REQUIREMENTS:
Tally the lines holding "this" and state only that figure.

EXERCISE DATA:
"""

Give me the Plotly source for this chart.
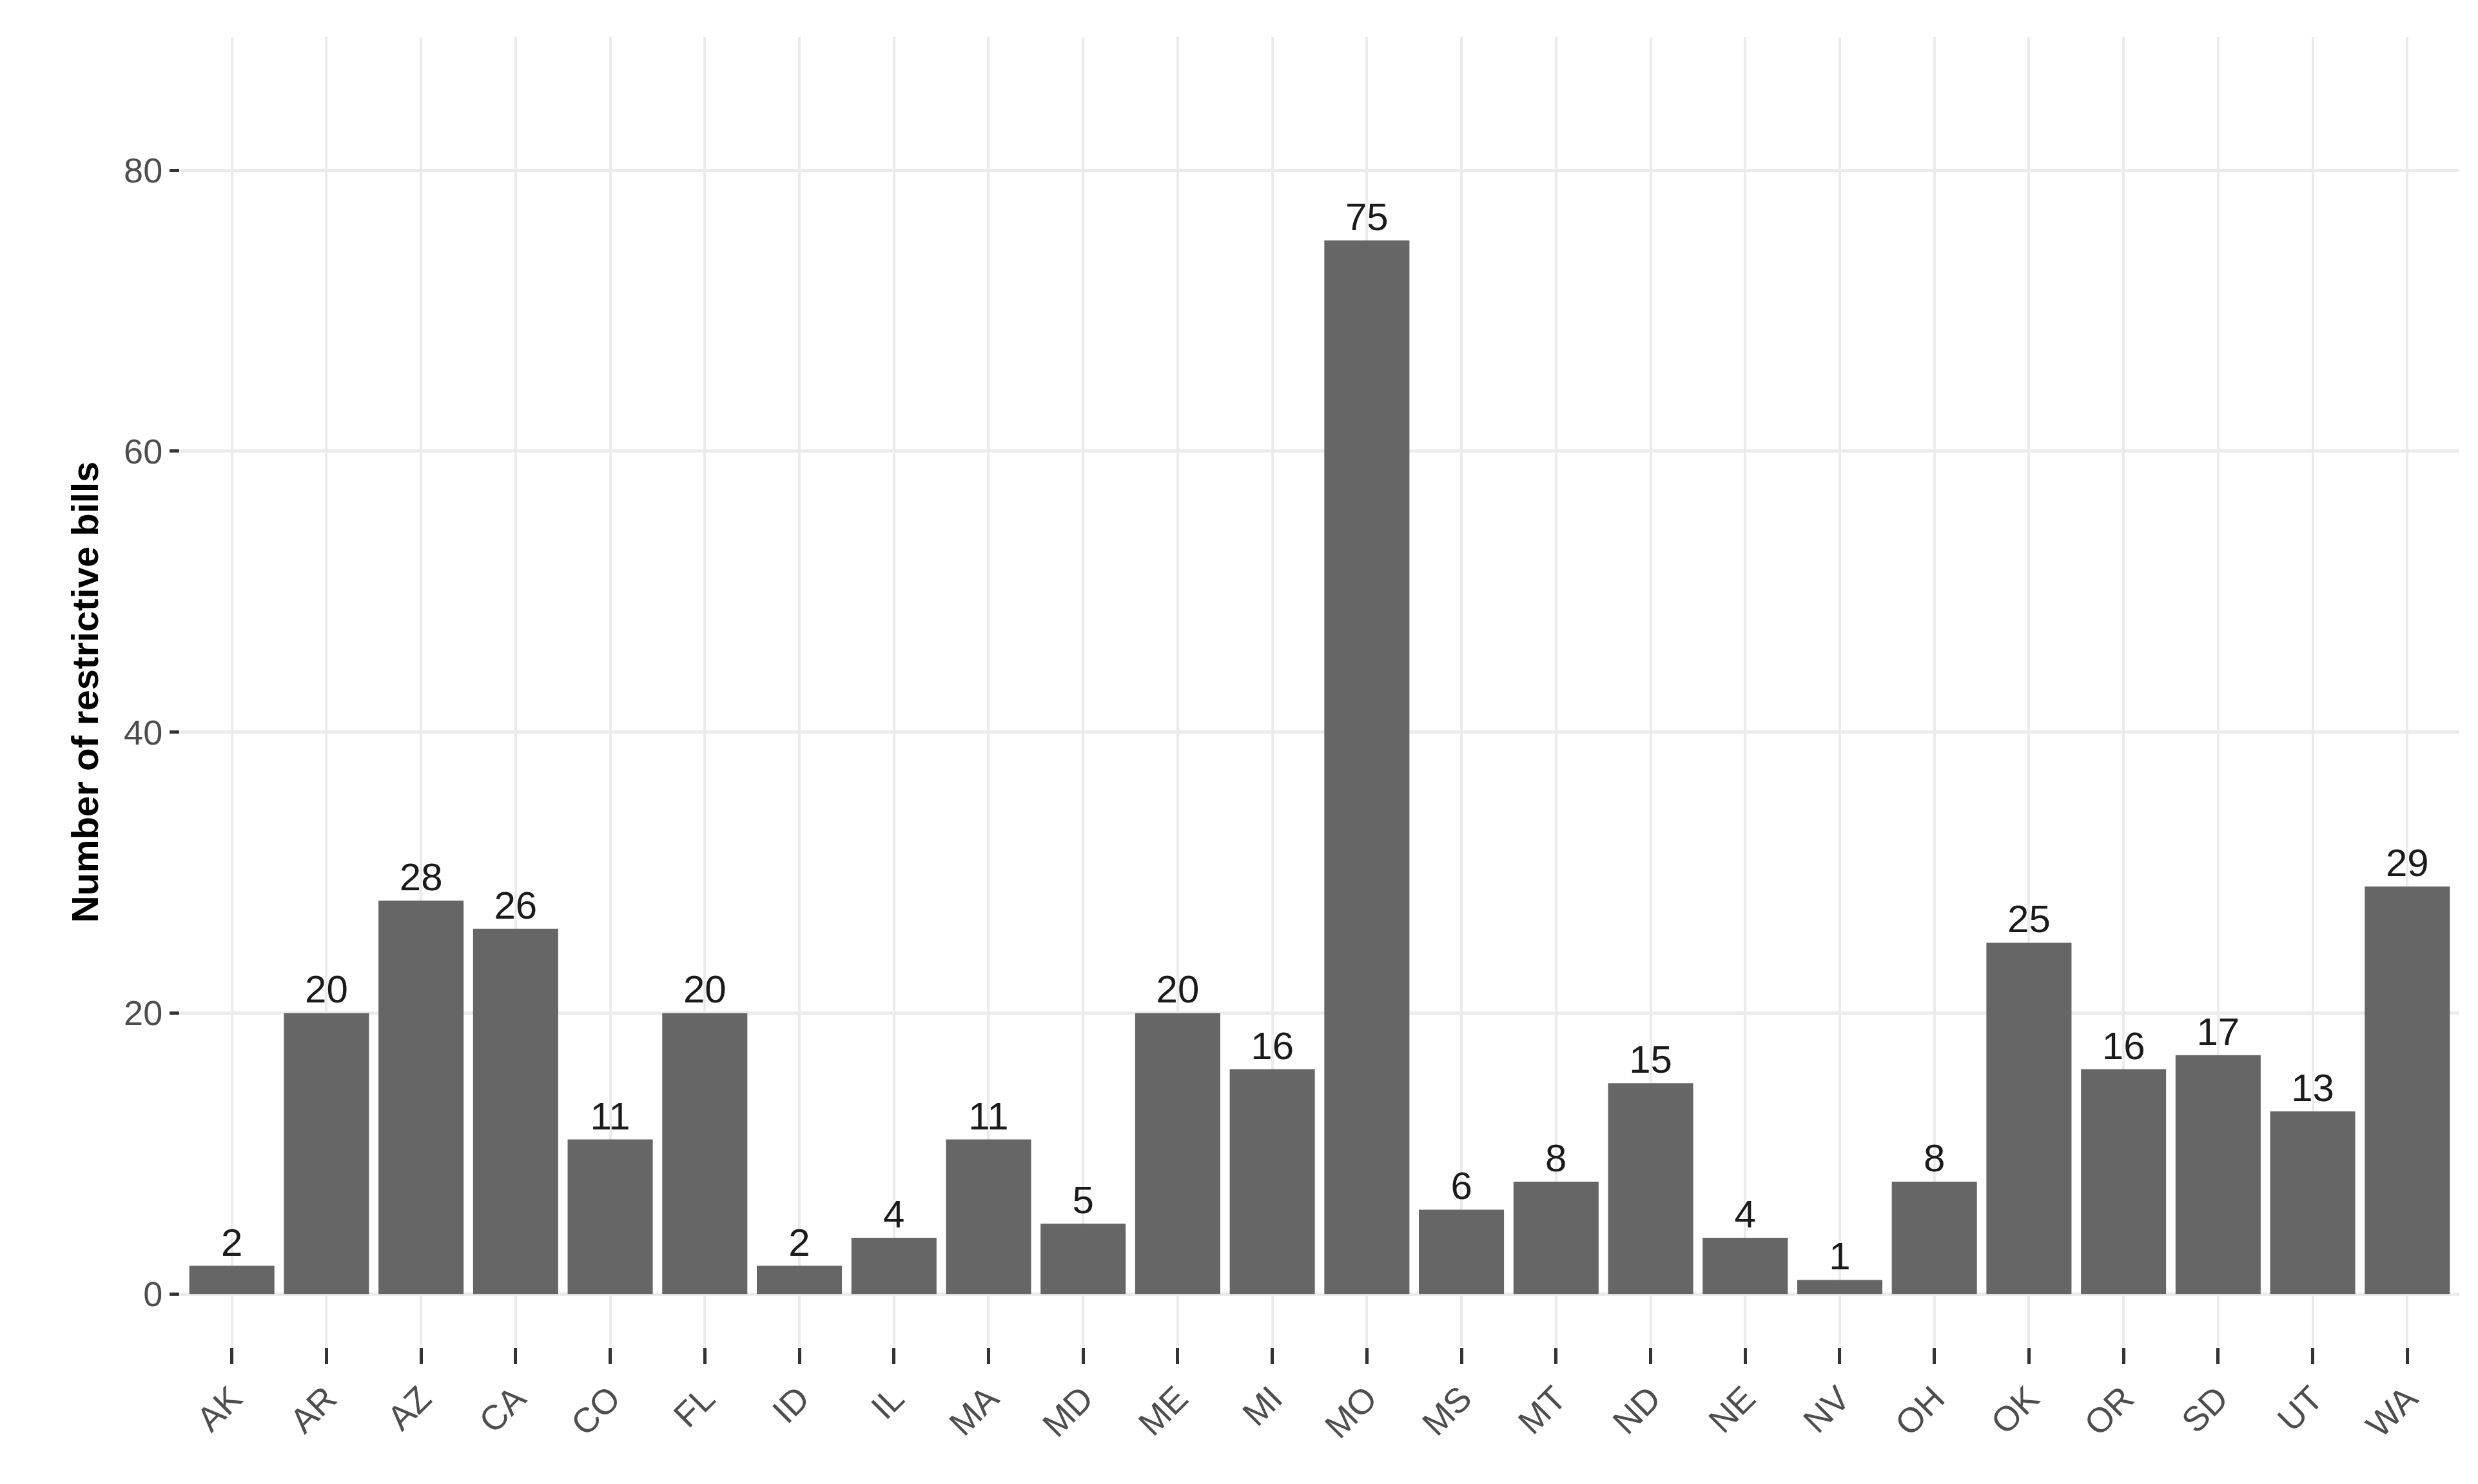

"""
"""

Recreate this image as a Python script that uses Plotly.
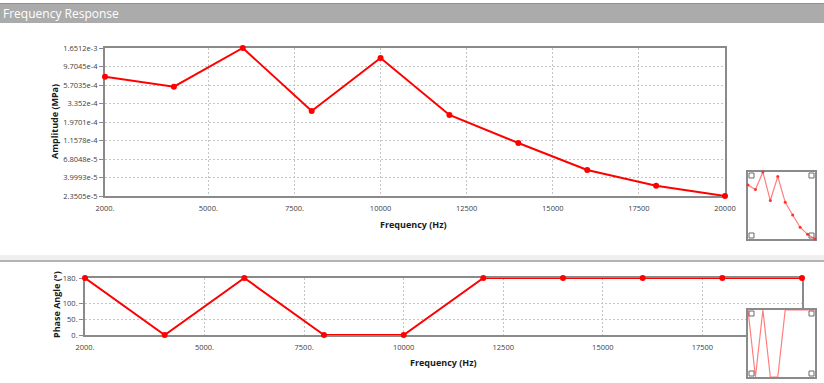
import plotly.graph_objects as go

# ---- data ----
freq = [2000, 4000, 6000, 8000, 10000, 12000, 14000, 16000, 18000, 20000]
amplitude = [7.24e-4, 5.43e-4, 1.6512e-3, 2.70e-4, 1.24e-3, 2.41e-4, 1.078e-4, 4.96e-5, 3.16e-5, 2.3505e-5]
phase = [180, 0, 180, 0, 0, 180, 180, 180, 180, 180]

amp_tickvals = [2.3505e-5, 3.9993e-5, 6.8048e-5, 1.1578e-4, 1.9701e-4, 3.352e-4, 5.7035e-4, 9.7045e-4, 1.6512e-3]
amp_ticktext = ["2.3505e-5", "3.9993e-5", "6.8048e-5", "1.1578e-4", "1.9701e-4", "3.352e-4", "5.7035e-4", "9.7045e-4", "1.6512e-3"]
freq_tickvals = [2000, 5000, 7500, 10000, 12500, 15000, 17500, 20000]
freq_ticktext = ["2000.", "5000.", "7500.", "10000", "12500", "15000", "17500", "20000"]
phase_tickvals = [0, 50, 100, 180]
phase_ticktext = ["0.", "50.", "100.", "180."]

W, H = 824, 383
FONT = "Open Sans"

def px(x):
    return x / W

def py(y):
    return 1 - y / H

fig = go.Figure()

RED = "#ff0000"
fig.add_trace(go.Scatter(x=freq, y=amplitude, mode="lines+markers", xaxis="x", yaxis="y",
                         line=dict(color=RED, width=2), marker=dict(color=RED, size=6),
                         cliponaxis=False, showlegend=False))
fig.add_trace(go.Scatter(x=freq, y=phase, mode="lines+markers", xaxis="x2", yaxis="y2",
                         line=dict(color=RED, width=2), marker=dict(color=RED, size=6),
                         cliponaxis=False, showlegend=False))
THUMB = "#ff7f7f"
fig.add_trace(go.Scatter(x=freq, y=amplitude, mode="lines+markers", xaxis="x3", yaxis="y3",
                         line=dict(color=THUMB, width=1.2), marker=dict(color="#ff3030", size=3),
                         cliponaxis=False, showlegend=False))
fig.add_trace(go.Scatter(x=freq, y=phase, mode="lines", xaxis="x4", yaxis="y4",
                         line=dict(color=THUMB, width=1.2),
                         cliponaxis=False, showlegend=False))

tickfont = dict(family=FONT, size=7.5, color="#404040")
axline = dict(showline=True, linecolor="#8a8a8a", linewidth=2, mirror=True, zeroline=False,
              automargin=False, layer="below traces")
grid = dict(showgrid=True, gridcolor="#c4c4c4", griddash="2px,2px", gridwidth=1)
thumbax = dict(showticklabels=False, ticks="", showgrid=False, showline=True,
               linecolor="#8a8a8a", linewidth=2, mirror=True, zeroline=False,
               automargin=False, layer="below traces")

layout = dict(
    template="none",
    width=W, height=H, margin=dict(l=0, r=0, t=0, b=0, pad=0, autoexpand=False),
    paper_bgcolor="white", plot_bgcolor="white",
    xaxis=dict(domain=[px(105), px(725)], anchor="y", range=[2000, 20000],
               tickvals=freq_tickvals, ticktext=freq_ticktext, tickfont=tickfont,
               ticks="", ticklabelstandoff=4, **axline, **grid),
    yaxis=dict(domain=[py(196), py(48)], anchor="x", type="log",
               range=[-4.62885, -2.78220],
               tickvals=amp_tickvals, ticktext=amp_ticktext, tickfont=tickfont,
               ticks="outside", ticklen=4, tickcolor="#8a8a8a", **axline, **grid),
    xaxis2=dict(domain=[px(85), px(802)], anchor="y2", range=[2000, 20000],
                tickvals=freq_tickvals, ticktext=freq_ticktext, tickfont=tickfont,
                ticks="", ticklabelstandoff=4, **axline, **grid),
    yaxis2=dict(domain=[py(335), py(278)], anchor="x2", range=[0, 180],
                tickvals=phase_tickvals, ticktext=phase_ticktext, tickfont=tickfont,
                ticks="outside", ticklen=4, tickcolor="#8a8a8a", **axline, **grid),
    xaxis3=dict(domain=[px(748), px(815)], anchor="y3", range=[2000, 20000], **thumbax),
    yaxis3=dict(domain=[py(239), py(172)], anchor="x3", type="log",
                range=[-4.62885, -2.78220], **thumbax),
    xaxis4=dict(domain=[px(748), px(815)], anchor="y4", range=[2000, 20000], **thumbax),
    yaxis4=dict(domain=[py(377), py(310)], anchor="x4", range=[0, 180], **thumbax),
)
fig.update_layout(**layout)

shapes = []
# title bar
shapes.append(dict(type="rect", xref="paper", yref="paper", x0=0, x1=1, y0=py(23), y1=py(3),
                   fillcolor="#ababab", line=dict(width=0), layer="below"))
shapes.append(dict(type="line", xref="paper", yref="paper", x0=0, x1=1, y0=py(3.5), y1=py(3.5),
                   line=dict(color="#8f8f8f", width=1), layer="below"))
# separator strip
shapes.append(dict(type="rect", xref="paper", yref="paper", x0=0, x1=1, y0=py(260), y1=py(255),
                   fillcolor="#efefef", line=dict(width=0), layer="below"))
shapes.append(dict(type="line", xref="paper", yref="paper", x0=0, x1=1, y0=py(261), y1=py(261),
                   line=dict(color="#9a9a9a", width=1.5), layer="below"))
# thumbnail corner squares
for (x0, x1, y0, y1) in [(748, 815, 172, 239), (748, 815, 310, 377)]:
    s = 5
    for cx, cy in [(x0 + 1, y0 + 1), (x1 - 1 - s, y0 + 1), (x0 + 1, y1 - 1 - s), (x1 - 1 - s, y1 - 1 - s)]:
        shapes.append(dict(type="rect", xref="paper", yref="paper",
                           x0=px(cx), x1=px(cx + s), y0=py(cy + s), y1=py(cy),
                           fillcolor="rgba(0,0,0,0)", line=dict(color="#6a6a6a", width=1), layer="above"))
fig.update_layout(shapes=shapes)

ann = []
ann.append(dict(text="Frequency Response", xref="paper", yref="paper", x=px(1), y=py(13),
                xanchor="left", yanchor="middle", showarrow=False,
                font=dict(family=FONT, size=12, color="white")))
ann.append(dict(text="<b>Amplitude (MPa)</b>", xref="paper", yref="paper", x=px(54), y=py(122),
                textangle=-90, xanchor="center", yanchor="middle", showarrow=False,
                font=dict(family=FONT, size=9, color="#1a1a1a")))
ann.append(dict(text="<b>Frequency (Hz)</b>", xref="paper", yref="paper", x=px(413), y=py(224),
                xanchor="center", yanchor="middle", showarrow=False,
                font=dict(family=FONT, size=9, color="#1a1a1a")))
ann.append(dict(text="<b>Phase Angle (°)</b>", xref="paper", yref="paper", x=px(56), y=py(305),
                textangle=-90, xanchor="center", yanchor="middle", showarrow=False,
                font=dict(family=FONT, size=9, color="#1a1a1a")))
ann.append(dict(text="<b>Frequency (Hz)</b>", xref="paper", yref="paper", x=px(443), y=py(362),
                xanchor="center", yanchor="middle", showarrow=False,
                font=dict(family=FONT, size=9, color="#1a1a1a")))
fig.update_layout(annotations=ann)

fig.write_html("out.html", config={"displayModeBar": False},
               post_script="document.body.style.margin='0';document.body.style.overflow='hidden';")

"""

FULL RESPONSE:
2